The zarr-vectors validator checks ZVF stores for conformance at five levels of increasing thoroughness. This tutorial covers running validation, interpreting results, and repairing the most common failure modes.

For the complete check catalogue by level, see Validation overview, L1 structural, L2 metadata, and L3 consistency.


Running validation

The zarr-vectors CLI (with validate and info subcommands) lives in the companion package zarr-vectors-tools. The Python API shown below is part of this core package.

Python API

from zarr_vectors.validate import validate

result = validate("scan.zarrvectors", level=5)

# One-line status
print(result.summary())
# Level 5 validation: PASS — 54 passed, 0 warnings, 0 errors

# Full report (all checks listed)
print(result.report())

# Programmatic access
print(result.is_valid)          # bool
print(len(result.errors))       # int
print(len(result.warnings))     # int

for err in result.errors:
    print(f"[L{err.level}] {err.check}: {err.message}")
    print(f"  at: {err.path}")

Choosing a validation level

Situation

Recommended level

Quick structural check (CI, file open)

1

After writing a new store

3

After ingest from external format

3

After rechunking

3

Before publishing / sharing a dataset

5

Nightly CI on reference fixtures

5

Large store (> 100 GB), quick sanity check

2 with sample_fraction=0.05

Level 3 reads all array data and is the minimum recommended for any store that will be shared or used in analysis. Level 5 additionally checks multi-resolution pyramid correctness.
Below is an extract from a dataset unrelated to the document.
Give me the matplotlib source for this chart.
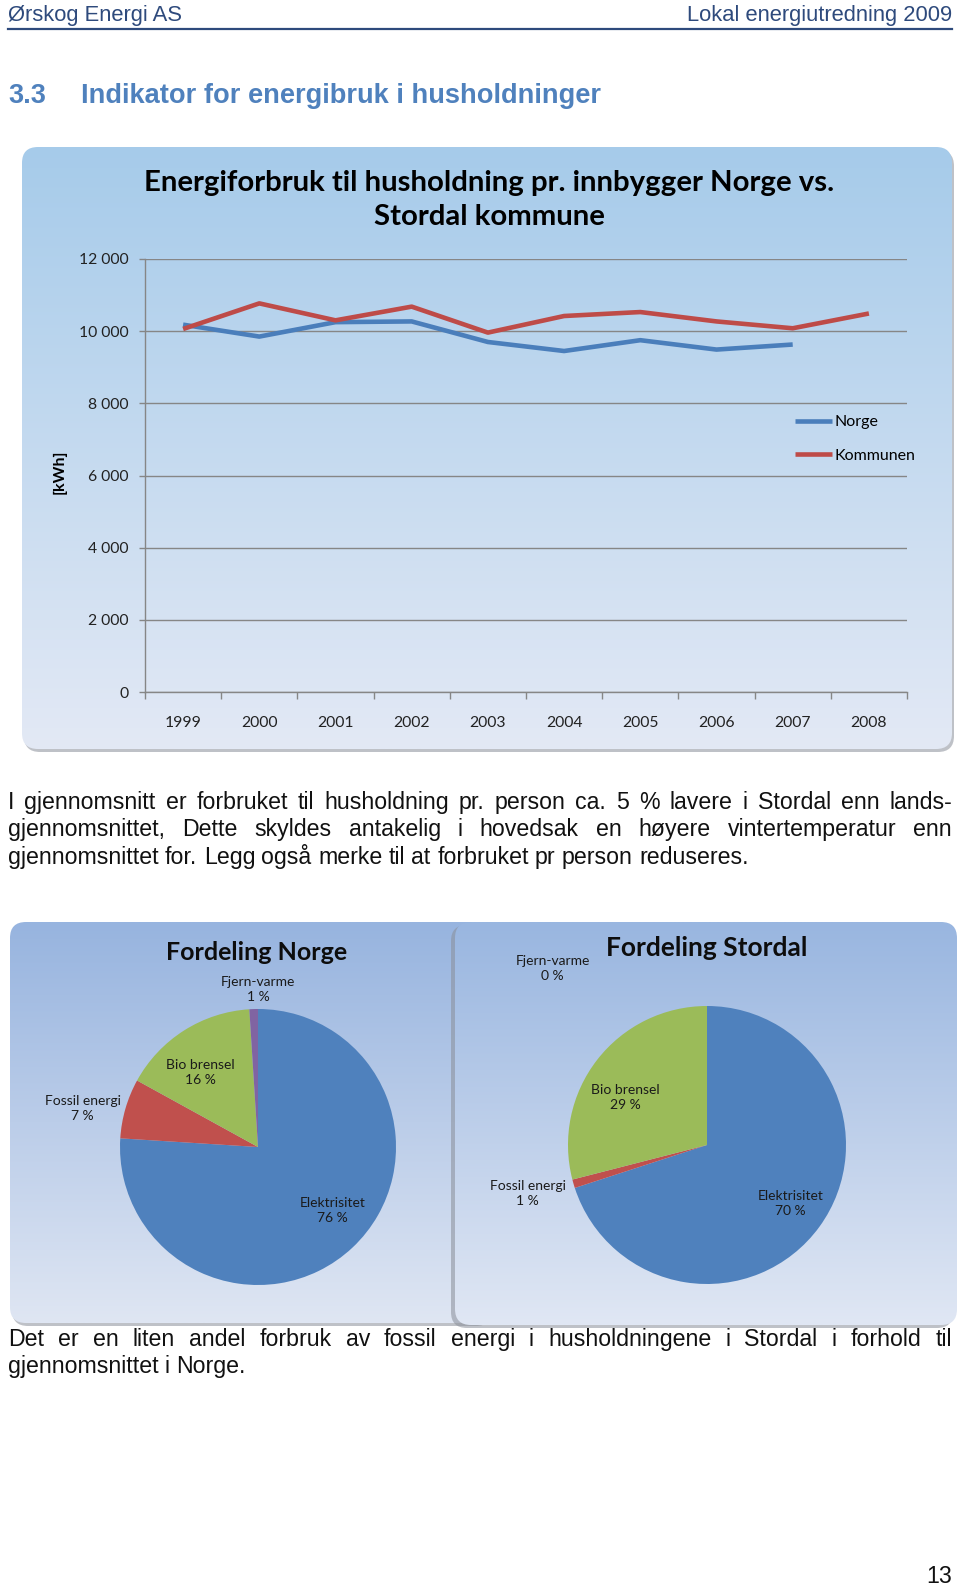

Interpreting common errors

L1 errors

cross_chunk_links missing

ERROR [L1] cross_chunk_links  0/cross_chunk_links/ missing;
                               required for streamline type

The store’s geometry type requires cross_chunk_links/ but the array is absent. This typically means the store was written with an older version of zarr-vectors-py that did not generate cross-chunk links, or was written by a third-party tool that omitted the array.

Repair: regenerate cross-chunk links from the existing vertex data:

from zarr_vectors.repair import rebuild_cross_chunk_links

rebuild_cross_chunk_links("tracts.zarrvectors", level=0)

object_index missing

ERROR [L1] object_index  0/object_index/ missing

Repair: rebuild the object index from vertices and edges:

from zarr_vectors.repair import rebuild_object_index

rebuild_object_index("tracts.zarrvectors", level=0)

L2 errors

divisibility

ERROR [L2] divisibility [d=2]  chunk_shape[2]=200.0, bin_shape[2]=60.0
                                200.0 % 60.0 = 20.0 ≠ 0

The bin_shape does not evenly divide chunk_shape. This cannot be repaired in-place — the store must be rechunked with a valid bin_shape:

from zarr_vectors.core.rechunk import rebin_store

# Change bin_shape to something that divides chunk_shape
rebin_store("scan.zarrvectors", new_bin_shape=(50., 50., 50.))

bin_shape_inconsistent

ERROR [L2] bin_shape_inconsistent [level=1]
           bin_shape [100,100,80] ≠ base [50,50,50] × ratio [2,2,2] = [100,100,100]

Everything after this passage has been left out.